Il documentario definitivo su Kurt Cobain e il fenomeno Nirvana. Brett Morgen apre i diari e i quaderni del leader della band, trova i video della sua infanzia, della sua adolescenza, della sua consacrazione, ci permette di sbirciare nella testa di uno di quei personaggi che hanno segnato la storia del rock. Vedere il film è un po’ come leggere di nascosto i pensieri personali di un’altra persona, alla fine ti sembra di conoscerla meglio, ti senti quasi di giudicarla per quello che ha scritto e ha fatto, e sui titoli di coda ti fa quasi sentire in colpa per esserti permesso di scoprire così tante cose su di lei. Dove non arrivano i filmati di archivio arriva l’animazione digitale, che permette a Morgen di raccontare un tentativo di suicidio avvenuto molto prima che Kurt Cobain diventasse “Kurt Cobain”.
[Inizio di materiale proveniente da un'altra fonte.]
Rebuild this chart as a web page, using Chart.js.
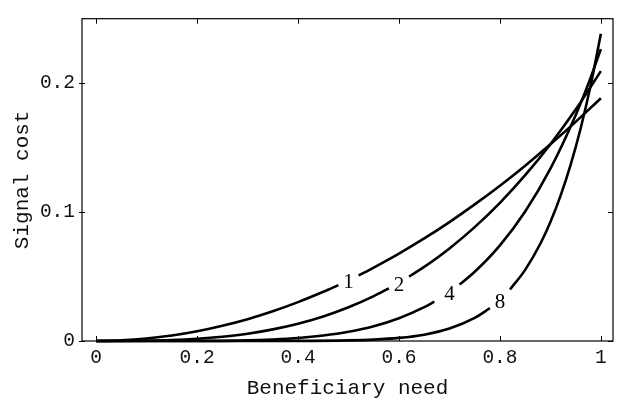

Nonostante la scelta di Nirvana come nome della band (concetto buddista che riguarda la libertà dal dolore e dalla sofferenza del mondo esterno), Cobain sembra aver subito per tutta la sua esistenza le conseguenze della sua adolescenza travagliata, dove sia la madre che il padre, divorziati e in seguito risposati, hanno cercato di tenerlo lontano da loro. Il documentario di Morgen, attraverso le interviste ai genitori, alla sorella e ad altri componenti della vita di Cobain (il co-fondatore dei Nirvana Krist Novoselic e la moglie Courtney Love) ripercorre le turbe psicologiche e al tempo stesso i grandi lampi di creatività di quello che probabilmente è stato il personaggio simbolo degli anni 90, considerato, suo malgrado, portavoce della cosiddetta generazione X.
Chi era Kurt Cobain? Una persona fragile, sensibile, schiacciata dal peso del successo, incapace di fingere di fronte al mondo che lo adorava, “costretto” a rifugiarsi nella droga per sfuggire ad una realtà troppo pesante per lui. Meglio bruciare in fretta che spegnersi lentamente (come ha scritto il cantante sulla sua lettera d’addio)? Oppure, come afferma sua sorella Kim, “è meglio non avere il cervello di un genio”? Certamente il documentario di Morgen va oltre la “leggenda Cobain” e ci regala un’immagine schizofrenica ma anche pura di un artista che non ha mai voluto accettare la sua grandezza: “Non mi interessa diventare famoso, l’importante è la buona musica”.